**Dataset content:**
*****
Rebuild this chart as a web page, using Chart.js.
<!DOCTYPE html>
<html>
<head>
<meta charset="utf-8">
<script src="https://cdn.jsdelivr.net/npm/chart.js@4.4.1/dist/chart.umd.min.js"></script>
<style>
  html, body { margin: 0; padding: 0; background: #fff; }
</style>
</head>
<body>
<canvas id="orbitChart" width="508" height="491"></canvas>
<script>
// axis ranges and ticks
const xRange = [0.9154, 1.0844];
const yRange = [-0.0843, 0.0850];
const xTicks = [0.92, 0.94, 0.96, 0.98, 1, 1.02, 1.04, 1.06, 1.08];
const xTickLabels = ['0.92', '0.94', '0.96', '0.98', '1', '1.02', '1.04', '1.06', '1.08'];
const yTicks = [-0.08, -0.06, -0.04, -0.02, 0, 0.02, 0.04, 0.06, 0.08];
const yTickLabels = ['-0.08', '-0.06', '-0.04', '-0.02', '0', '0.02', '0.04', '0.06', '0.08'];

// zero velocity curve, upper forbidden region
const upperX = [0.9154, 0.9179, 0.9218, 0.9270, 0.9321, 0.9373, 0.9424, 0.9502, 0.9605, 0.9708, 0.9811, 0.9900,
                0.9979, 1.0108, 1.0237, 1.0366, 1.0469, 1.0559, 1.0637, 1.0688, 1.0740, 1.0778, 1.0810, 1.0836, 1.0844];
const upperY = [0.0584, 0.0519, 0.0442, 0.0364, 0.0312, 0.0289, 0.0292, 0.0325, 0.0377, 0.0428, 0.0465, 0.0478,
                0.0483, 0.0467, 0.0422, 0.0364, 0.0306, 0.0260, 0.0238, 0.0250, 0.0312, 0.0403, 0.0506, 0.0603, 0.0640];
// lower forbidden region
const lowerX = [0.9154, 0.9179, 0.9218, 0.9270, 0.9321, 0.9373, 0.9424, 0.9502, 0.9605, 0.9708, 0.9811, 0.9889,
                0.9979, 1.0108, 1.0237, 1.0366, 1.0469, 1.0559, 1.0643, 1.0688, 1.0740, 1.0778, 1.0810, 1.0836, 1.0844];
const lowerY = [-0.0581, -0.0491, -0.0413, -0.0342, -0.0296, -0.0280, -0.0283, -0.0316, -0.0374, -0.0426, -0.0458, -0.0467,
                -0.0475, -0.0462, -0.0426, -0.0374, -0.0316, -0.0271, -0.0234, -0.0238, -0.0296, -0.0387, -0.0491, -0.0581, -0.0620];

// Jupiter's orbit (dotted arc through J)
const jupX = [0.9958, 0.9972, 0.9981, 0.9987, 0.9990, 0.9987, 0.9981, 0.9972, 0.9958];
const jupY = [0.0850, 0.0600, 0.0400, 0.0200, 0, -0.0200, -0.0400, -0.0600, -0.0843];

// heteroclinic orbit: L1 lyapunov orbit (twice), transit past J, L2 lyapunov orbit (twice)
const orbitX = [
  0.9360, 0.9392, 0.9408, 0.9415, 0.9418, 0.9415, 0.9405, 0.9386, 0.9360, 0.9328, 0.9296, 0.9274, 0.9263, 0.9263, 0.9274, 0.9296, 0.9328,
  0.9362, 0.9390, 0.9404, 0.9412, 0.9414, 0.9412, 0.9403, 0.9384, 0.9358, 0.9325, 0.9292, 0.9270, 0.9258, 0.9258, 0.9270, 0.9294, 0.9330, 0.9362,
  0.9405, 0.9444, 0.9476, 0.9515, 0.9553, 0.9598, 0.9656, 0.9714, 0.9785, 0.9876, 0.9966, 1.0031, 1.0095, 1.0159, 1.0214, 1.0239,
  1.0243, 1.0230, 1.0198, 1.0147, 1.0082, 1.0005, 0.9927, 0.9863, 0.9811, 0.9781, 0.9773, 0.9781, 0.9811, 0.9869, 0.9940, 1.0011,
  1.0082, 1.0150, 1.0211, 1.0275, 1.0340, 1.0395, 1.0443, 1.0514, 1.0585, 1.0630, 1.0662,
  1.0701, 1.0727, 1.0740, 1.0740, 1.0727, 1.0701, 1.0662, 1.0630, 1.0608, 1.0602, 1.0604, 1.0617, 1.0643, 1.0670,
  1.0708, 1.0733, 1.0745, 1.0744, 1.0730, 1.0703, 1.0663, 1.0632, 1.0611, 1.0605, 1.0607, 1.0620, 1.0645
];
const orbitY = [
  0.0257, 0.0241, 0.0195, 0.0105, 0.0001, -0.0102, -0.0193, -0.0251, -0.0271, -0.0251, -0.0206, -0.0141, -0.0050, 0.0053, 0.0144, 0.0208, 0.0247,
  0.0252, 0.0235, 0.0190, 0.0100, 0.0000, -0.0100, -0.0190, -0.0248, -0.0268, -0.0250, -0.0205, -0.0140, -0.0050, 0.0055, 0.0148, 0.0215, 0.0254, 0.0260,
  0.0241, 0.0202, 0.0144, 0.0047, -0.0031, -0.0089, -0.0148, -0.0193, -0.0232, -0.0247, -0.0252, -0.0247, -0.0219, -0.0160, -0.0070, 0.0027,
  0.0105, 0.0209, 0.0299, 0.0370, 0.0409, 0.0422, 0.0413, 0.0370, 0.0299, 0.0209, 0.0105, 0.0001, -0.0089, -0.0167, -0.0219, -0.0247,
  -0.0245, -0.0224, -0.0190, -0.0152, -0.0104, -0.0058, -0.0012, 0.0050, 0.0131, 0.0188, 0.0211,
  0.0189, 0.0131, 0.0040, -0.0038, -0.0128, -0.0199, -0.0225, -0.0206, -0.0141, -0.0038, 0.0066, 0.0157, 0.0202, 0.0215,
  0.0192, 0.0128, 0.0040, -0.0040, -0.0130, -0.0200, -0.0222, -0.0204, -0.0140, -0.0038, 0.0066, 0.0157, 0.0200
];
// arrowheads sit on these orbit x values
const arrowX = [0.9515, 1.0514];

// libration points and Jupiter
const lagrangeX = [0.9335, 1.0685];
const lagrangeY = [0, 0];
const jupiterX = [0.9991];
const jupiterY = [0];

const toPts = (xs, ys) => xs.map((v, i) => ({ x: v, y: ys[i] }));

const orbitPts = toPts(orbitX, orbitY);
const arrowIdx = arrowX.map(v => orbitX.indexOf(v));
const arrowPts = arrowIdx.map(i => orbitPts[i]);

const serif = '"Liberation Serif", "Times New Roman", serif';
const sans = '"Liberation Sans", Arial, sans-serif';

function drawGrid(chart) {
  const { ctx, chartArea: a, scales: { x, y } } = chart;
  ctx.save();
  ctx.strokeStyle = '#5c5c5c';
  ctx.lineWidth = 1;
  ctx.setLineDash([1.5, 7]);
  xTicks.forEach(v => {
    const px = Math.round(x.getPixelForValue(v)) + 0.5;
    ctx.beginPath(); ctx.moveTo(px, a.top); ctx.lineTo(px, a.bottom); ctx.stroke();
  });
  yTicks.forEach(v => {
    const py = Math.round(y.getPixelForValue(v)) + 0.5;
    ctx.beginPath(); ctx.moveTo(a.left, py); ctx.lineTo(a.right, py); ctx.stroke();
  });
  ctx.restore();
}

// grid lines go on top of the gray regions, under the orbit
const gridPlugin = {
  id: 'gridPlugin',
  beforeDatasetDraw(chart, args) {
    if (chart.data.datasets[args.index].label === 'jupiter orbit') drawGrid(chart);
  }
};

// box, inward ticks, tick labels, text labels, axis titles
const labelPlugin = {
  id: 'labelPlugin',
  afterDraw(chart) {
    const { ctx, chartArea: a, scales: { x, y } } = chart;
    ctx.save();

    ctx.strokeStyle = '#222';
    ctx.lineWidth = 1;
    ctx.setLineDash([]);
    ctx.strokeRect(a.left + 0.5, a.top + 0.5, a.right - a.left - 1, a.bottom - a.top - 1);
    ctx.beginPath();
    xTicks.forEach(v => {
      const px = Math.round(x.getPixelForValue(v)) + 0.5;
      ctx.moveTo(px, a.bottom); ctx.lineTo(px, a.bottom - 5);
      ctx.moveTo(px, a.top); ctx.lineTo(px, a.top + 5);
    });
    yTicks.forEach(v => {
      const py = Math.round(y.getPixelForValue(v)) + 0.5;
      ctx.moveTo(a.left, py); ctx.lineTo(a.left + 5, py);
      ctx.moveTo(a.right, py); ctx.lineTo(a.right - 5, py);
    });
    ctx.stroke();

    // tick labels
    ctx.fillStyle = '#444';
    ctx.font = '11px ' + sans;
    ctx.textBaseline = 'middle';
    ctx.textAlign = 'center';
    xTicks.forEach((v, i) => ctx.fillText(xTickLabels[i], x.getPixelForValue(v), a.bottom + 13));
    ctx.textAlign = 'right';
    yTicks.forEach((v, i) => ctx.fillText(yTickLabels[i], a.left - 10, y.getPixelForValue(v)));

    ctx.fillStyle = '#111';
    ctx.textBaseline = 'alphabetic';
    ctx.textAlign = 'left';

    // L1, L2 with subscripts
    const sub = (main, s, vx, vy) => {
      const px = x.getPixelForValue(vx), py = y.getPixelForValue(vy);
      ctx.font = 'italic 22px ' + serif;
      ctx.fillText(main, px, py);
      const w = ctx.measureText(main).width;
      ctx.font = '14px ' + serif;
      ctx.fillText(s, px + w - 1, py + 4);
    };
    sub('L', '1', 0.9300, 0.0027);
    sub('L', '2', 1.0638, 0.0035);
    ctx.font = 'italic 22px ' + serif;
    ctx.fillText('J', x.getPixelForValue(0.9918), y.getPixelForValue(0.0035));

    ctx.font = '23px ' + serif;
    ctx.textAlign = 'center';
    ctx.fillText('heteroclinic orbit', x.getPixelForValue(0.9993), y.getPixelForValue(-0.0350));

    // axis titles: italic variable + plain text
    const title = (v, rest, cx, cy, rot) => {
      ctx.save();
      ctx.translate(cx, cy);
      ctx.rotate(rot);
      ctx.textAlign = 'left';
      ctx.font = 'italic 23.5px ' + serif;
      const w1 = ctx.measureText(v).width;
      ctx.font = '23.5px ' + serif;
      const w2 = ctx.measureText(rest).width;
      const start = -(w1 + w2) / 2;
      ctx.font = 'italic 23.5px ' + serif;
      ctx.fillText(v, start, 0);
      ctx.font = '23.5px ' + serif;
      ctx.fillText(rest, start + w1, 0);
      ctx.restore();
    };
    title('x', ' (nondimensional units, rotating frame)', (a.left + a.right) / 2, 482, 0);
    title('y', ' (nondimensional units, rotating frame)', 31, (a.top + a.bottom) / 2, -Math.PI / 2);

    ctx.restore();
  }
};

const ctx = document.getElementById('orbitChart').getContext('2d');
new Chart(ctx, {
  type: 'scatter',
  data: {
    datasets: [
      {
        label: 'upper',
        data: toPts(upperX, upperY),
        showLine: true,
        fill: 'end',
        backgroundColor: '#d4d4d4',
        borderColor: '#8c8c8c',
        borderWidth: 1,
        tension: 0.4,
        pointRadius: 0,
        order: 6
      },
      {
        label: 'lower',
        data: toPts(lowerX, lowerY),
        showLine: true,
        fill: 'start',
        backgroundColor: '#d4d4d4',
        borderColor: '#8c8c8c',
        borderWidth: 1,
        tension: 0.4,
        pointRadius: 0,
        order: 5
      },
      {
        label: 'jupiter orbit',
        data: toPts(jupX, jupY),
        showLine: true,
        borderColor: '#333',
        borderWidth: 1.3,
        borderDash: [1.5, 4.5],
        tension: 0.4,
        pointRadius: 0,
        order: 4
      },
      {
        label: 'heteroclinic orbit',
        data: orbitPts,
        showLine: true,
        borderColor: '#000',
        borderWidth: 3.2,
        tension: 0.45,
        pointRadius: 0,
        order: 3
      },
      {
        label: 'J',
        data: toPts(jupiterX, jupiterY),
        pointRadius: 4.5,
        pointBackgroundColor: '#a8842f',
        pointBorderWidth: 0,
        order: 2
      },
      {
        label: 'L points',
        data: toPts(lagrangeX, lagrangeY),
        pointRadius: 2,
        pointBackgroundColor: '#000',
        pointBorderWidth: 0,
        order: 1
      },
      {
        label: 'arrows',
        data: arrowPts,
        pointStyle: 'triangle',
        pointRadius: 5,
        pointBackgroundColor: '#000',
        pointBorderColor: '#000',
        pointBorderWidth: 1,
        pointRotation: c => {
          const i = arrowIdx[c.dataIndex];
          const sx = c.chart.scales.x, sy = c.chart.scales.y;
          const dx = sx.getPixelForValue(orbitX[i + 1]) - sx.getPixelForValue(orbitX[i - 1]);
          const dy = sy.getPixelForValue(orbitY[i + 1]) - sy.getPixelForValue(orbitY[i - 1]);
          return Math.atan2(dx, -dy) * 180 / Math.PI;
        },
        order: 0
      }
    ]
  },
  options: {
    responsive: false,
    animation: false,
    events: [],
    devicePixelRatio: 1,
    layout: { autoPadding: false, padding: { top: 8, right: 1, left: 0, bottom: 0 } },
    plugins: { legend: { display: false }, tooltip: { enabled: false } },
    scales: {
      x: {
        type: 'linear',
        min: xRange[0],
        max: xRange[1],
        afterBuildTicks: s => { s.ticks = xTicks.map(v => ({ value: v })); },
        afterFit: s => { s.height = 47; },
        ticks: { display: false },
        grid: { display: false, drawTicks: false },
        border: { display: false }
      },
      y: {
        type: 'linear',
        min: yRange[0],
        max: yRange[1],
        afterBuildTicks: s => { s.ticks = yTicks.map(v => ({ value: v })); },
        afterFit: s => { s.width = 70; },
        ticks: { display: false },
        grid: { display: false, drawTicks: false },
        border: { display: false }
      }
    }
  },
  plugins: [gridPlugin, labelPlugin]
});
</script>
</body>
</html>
*****
Beginning at the top of the data, please return every line until and including the line containing "-0.0400, -0.0600, -0.0843];", copied exactly, and nothing past it.

Rebuild this chart as a web page, using Chart.js.
<!DOCTYPE html>
<html>
<head>
<meta charset="utf-8">
<script src="https://cdn.jsdelivr.net/npm/chart.js@4.4.1/dist/chart.umd.min.js"></script>
<style>
  html, body { margin: 0; padding: 0; background: #fff; }
</style>
</head>
<body>
<canvas id="orbitChart" width="508" height="491"></canvas>
<script>
// axis ranges and ticks
const xRange = [0.9154, 1.0844];
const yRange = [-0.0843, 0.0850];
const xTicks = [0.92, 0.94, 0.96, 0.98, 1, 1.02, 1.04, 1.06, 1.08];
const xTickLabels = ['0.92', '0.94', '0.96', '0.98', '1', '1.02', '1.04', '1.06', '1.08'];
const yTicks = [-0.08, -0.06, -0.04, -0.02, 0, 0.02, 0.04, 0.06, 0.08];
const yTickLabels = ['-0.08', '-0.06', '-0.04', '-0.02', '0', '0.02', '0.04', '0.06', '0.08'];

// zero velocity curve, upper forbidden region
const upperX = [0.9154, 0.9179, 0.9218, 0.9270, 0.9321, 0.9373, 0.9424, 0.9502, 0.9605, 0.9708, 0.9811, 0.9900,
                0.9979, 1.0108, 1.0237, 1.0366, 1.0469, 1.0559, 1.0637, 1.0688, 1.0740, 1.0778, 1.0810, 1.0836, 1.0844];
const upperY = [0.0584, 0.0519, 0.0442, 0.0364, 0.0312, 0.0289, 0.0292, 0.0325, 0.0377, 0.0428, 0.0465, 0.0478,
                0.0483, 0.0467, 0.0422, 0.0364, 0.0306, 0.0260, 0.0238, 0.0250, 0.0312, 0.0403, 0.0506, 0.0603, 0.0640];
// lower forbidden region
const lowerX = [0.9154, 0.9179, 0.9218, 0.9270, 0.9321, 0.9373, 0.9424, 0.9502, 0.9605, 0.9708, 0.9811, 0.9889,
                0.9979, 1.0108, 1.0237, 1.0366, 1.0469, 1.0559, 1.0643, 1.0688, 1.0740, 1.0778, 1.0810, 1.0836, 1.0844];
const lowerY = [-0.0581, -0.0491, -0.0413, -0.0342, -0.0296, -0.0280, -0.0283, -0.0316, -0.0374, -0.0426, -0.0458, -0.0467,
                -0.0475, -0.0462, -0.0426, -0.0374, -0.0316, -0.0271, -0.0234, -0.0238, -0.0296, -0.0387, -0.0491, -0.0581, -0.0620];

// Jupiter's orbit (dotted arc through J)
const jupX = [0.9958, 0.9972, 0.9981, 0.9987, 0.9990, 0.9987, 0.9981, 0.9972, 0.9958];
const jupY = [0.0850, 0.0600, 0.0400, 0.0200, 0, -0.0200, -0.0400, -0.0600, -0.0843];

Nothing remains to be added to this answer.